If the lock_resolve.json is present, it will take precedence over all resolvers besides the user optionsm such as manually specifying checkout or path.

You can commit the lock_resolve.json file to git, e.g. when creating a LTS (Long Term Support) release or similar where you want to pin the exact versions for each dependency

As an example:

# Writes / overwrites an existing lock_resolve.json
python waf configure --lock_versions

The --lock_paths option

The --lock_paths will write a lock_resolve.json file in the project folder. It behaves differently from the --lock_versions option in that it will store the relative paths to the resolved dependencies. The typical use case for this is to download all dependencies into a folder stored within the project (default behavior) in order to make a standalone archive.

If the lock_resolve.json is present, it will take precedence over all resolvers besides the user options, such as manually specifying checkout or path.

This makes it possible to easily create a standalone archive:

python waf configure --lock_paths
python waf standalone

Future features

The following list contains the work items that we have identified as "cool" features for the Waf dependency resolve extension.

Add --force-resolve option

Certain resolvers utilize "shortcuts" such as using cached information about dependencies to speed the resolve step.

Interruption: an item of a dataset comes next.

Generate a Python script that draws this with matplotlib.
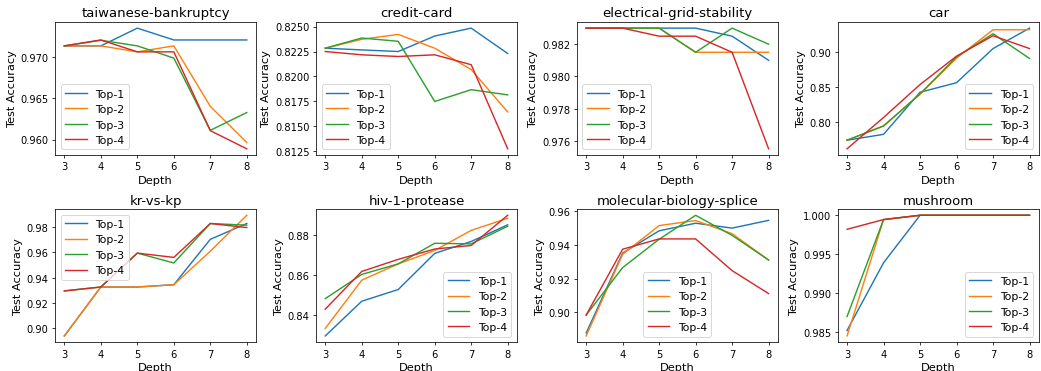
import matplotlib
matplotlib.use("Agg")
import matplotlib.pyplot as plt
from matplotlib.ticker import MultipleLocator

depths = [3, 4, 5, 6, 7, 8]
labels = ["Top-1", "Top-2", "Top-3", "Top-4"]

# test accuracy per dataset, one list per top-k setting
taiwanese = [
    [0.97141, 0.97141, 0.97357, 0.97213, 0.97213, 0.97213],
    [0.97141, 0.97141, 0.97068, 0.97141, 0.96404, 0.95964],
    [0.97141, 0.97209, 0.97141, 0.96992, 0.96112, 0.96329],
    [0.97141, 0.97213, 0.97068, 0.97068, 0.96108, 0.95887],
]
credit = [
    [0.82283, 0.82266, 0.82250, 0.82405, 0.82484, 0.82230],
    [0.82283, 0.82372, 0.82421, 0.82283, 0.82069, 0.81645],
    [0.82283, 0.82385, 0.82352, 0.81750, 0.81868, 0.81816],
    [0.82250, 0.82217, 0.82200, 0.82217, 0.82118, 0.81276],
]
grid = [
    [0.9830, 0.9830, 0.9830, 0.9830, 0.9825, 0.9810],
    [0.9830, 0.9830, 0.9830, 0.9815, 0.9815, 0.9815],
    [0.9830, 0.9830, 0.9830, 0.9815, 0.9830, 0.9820],
    [0.9830, 0.9830, 0.9825, 0.9825, 0.9815, 0.9755],
]
car = [
    [0.7742, 0.7826, 0.8425, 0.8561, 0.9047, 0.9338],
    [0.7742, 0.7948, 0.8399, 0.8911, 0.9315, 0.9315],
    [0.7742, 0.7944, 0.8400, 0.8930, 0.9258, 0.8906],
    [0.7620, 0.8066, 0.8535, 0.8939, 0.9230, 0.9047],
]
krkp = [
    [0.8940, 0.9327, 0.9327, 0.9345, 0.9704, 0.9829],
    [0.8940, 0.9327, 0.9327, 0.9345, 0.9610, 0.9894],
    [0.9296, 0.9327, 0.9595, 0.9517, 0.9829, 0.9816],
    [0.9296, 0.9327, 0.9595, 0.9561, 0.9829, 0.9797],
]
hiv = [
    [0.8293, 0.8468, 0.8527, 0.8709, 0.8769, 0.8853],
    [0.8331, 0.8574, 0.8656, 0.8724, 0.8825, 0.8886],
    [0.8481, 0.8603, 0.8656, 0.8760, 0.8757, 0.8846],
    [0.8428, 0.8618, 0.8679, 0.8731, 0.8749, 0.8901],
]
splice = [
    [0.8877, 0.9351, 0.9483, 0.9528, 0.9499, 0.9545],
    [0.8860, 0.9344, 0.9514, 0.9544, 0.9466, 0.9310],
    [0.8984, 0.9265, 0.9433, 0.9575, 0.9456, 0.9310],
    [0.8984, 0.9374, 0.9435, 0.9435, 0.9247, 0.9111],
]
mushroom = [
    [0.9852, 0.9939, 1.0, 1.0, 1.0, 1.0],
    [0.9845, 0.99945, 1.0, 1.0, 1.0, 1.0],
    [0.9870, 0.99945, 1.0, 1.0, 1.0, 1.0],
    [0.9982, 0.99945, 1.0, 1.0, 1.0, 1.0],
]

# name, data, legend location, y tick step
datasets = [
    ("taiwanese-bankruptcy", taiwanese, "lower left", 0.005),
    ("credit-card", credit, "lower left", 0.0025),
    ("electrical-grid-stability", grid, "lower left", 0.002),
    ("car", car, "lower right", 0.05),
    ("kr-vs-kp", krkp, "upper left", 0.02),
    ("hiv-1-protease", hiv, "lower right", 0.02),
    ("molecular-biology-splice", splice, "lower center", 0.02),
    ("mushroom", mushroom, "lower right", 0.005),
]

fig, axs = plt.subplots(2, 4, figsize=(15.32, 5.47), dpi=68)
for ax, (name, vals, loc, step) in zip(axs.flat, datasets):
    for lab, v in zip(labels, vals):
        ax.plot(depths, v, label=lab)
    ax.set_title(name, fontsize=14)
    ax.set_xlabel("Depth", fontsize=12)
    ax.set_ylabel("Test Accuracy", fontsize=12)
    ax.tick_params(labelsize=10.5)
    ax.set_xticks(depths)
    ax.yaxis.set_major_locator(MultipleLocator(step))
    ax.legend(loc=loc, fontsize=11.5)

plt.subplots_adjust(left=0.053, right=0.997, top=0.938, bottom=0.078,
                    wspace=0.30, hspace=0.41)
plt.savefig("out.png", dpi=68)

Providing this option should by-pass such optimizations and do a full resolve - not relying on any form of cached data.

Print full log file on failure

To make error messages user-friendly the default is to redirect full tracebacks (showing where an error originated), to the log files. However, if running on a build system it is convenient to have the full traceback printed to the terminal, this avoid us having to log into the machine an manually retrieve the log file.

Dump resolved dependencies information to json.

To support third party tooling working with information about an already resolved dependency we implement the --dump-resolved-dependencies option.

This will write out information about resolved dependencies such as semver tag chosen etc.